The Government is facing calls to take back responsibility for funding free TV licences for the over-75s amid an outcry over plans to strip the concession from millions of pensioners.

More than 230,000 people have signed a petition launched by Age UK calling for free television for the elderly to be protected, while tens of thousands more have added their names to petitions on the Labour and Parliament websites.

It comes as Tory peer Ros Altman – a former pensions minister – said the BBC should not have to “carry the can” for the £745 million cost of the licences.

Funding the free licences, which have been available to all over-75s for nearly two decades, is due to be transferred from the Government to the BBC next year as part of an agreement hammered out in 2015.

The corporation has said free licences will be means-tested under a new scheme that intends to protect programming while dealing with the extra funding burden.

Age UK said television was the “main form of company” for more than a million of the country’s oldest people and called for the Government to continue picking up the bill.

“We believe this change will harm millions of older people who rely on their TV,” the charity’s petition states.

“Together, we must demand the Government takes back responsibility for funding free TV licences.”

On Tuesday, the Government was accused of “outsourcing austerity” by MPs in the Commons who said the Conservatives were trying to “offset” cuts to public services.

Meanwhile, Labour leader Jeremy Corbyn tweeted that pensioners had spent their lives contributing to society, so providing over-75s with free TV licences “is not too much to ask”.

More than 20,000 people signed a petition on the party’s website, while more than 40,000 added their names to a Parliamentary petition that warned the move “will only penalise the poorest old age pensioners”.

In a joint statement released on Monday, the BBC’s chairman, Sir David Clementi, and Director General Tony Hall said continuing the Government’s scheme would have had a “severe impact” on services and that the new model “represents the fairest possible outcome”.

Senior Conservatives condemned the BBC’s plan, with leadership hopeful Andrea Leadsom calling for it to be scrapped.

Ex-Commons leader Mrs Leadsom told the Press Association: “It’s a commitment in the Conservatives’ manifesto and we need to find a way to reverse that.”

Fellow candidate Esther McVey said she was “ashamed” of the BBC and warned pensioners could be arrested if they failed to pay.

Sajid Javid and Matt Hancock, who are also running for the leadership, also criticised the move.

However, Baroness Altman said the decision was “both understandable and wrong”.

“Pensioner benefits should never have been outsourced to the BBC. Politicians introduced these perks and they should decide whether to maintain or abolish them,” the peer said in a letter to The Times.

“A public broadcaster whose budget cannot cover the £745 million cost without severely cutting public services should not have to carry the can.

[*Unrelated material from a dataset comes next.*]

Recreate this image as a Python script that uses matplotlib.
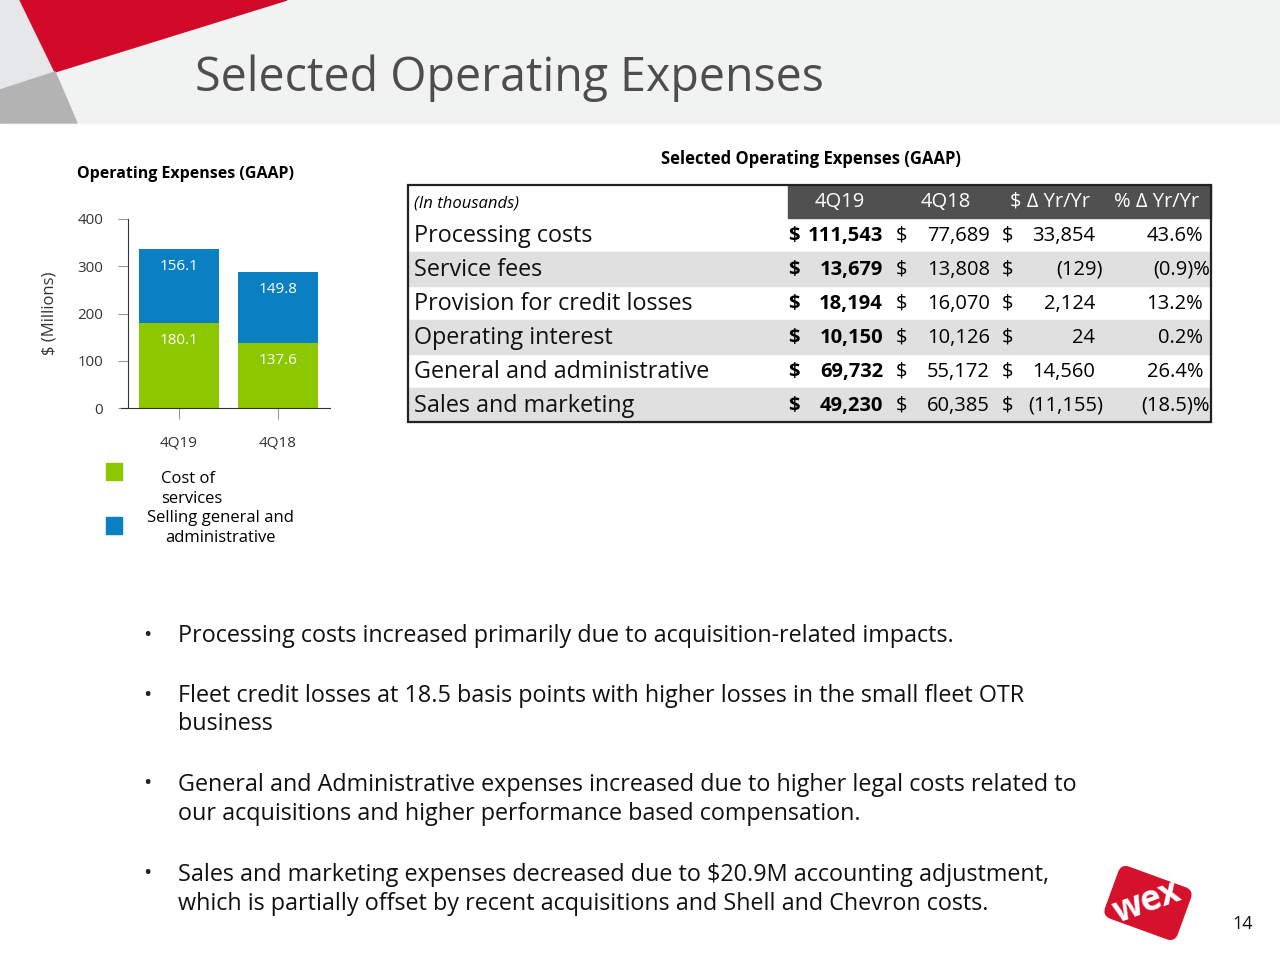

“Any reductions in benefits for the elderly should be decided by ministers in the context of overall pensioner provision, rather than by the BBC, which has no welfare benefit role.”

Only around 1.5 million households will be eligible for a free TV licence under the new scheme.

It is thought that around 3.7 million pensioners will lose out.

Culture Secretary Jeremy Wright told the Commons on Tuesday that it was the job of all in Parliament to make sure that the take-up of pension credit was promoted.